如何在Java中为幻数设置4字节位模式？

Question

I am working on a network programming on linux machine using C++ and I was wondering how I can set 4 bytes bit pattern for magic number in Java (client). Also how do I set the same bit pattern in c++ co I can compare the one from client with the one on the server side.

Thank in advance..

Edit

So now I have this

    byte[] signature = new byte[4];

    for(int i=0; i<4; i++){
        signature[i] = (byte) 0xA9;
    }

And if I looked at the inside of the array after for loop from the debugger then I have

{-89, -89, -89, -89}

And I did something like this in C++

    uint8_t m_magicNumberBuffer[4];
    magicKeyRead = read(m_fd, m_magicNumberBuffer, SIZE_OF_HEADER);


    if(m_magicNumberBuffer[0] == 0xA9 && m_magicNumberBuffer[1] == 0xA9 && m_magicNumberBuffer[2] == 0xA9 && m_magicNumberBuffer[3] == 0xA9){
        printf("SocketClient::recvMagicKey, Magic key has been found \n");
        break;
    }

I somehow works but not sure that I have declared m_magicNumberBuffer and unsigned integer but those were in negative 89 in java. Is this ok to do this in this way?

Thanks in advance.

Answer 1

Java has bitwise operators, for example bitwise OR | , bitwise AND & and bit shift operators >>> , >> and << , very similar to what C++ has. You can use those to manipulate bits exactly as you want.

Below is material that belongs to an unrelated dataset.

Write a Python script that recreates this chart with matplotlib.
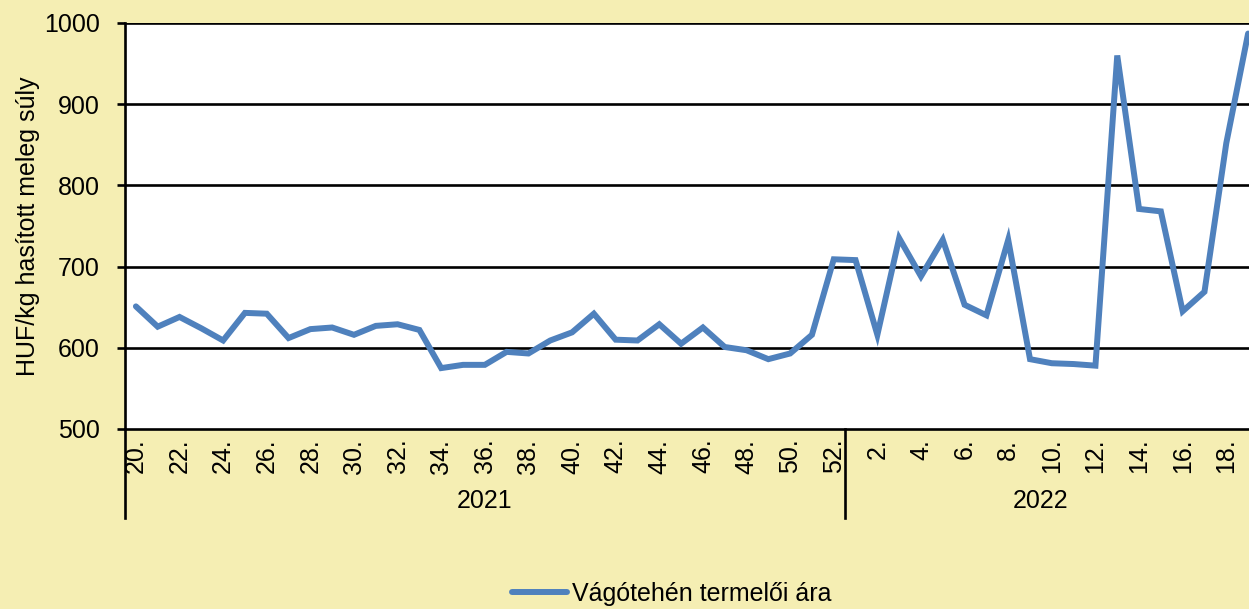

Since you don't explain in more detail what you want to do, I cannot give you a more detailed answer.

Answer 2

In Java, you would represent it as

byte[] signature=new byte[4];

in C++, it would be

uint8_t signature[4];

You can then access each of the bytes individually as elements of the array.

Both languages support hex codes, so for example, you could do

signature[0]=0xA9;

in either java or C++ and it will set the first bit to A9 in hexadecimal (which is 10101001 in binary)

Answer 3

When you write to a DataOutputStream you write 8-bit bytes (sign is not important)

String filename = "text.dat";
DataOutputStream dos = new DataOutputStream(new FileOutputStream(filename));
for (int i = 0; i < 4; i++)
    dos.write(0xA9);
dos.close();

DataInputStream dis = new DataInputStream(new FileInputStream(filename));
for (int i = 0; i < 4; i++)
    System.out.println(Integer.toHexString(dis.readUnsignedByte()));
dis.close();

prints

a9
a9
a9
a9

Java assumes a byte is signed by default, however its is just 8-bits of data and used correctly can be unsigned or mean whatever you want it to.

Answer 4

What you're really dealing with is four bytes of raw memory; all you're concerned with is the bit pattern, not the numeric values. In eight bits (the size of a byte in Java), -89 and 0xA9 both have the same bit pattern: 10101001 . Because byte is signed in Java, dumping the value will show a negative value, which is rather counter intuitive, but Java doesn't have an eight bit unsigned type.

(Technically, 0xA9 isn't representable in a byte , and trying to put it in a signed char in C++ is illegal. But Java doesn't care about such niceties.)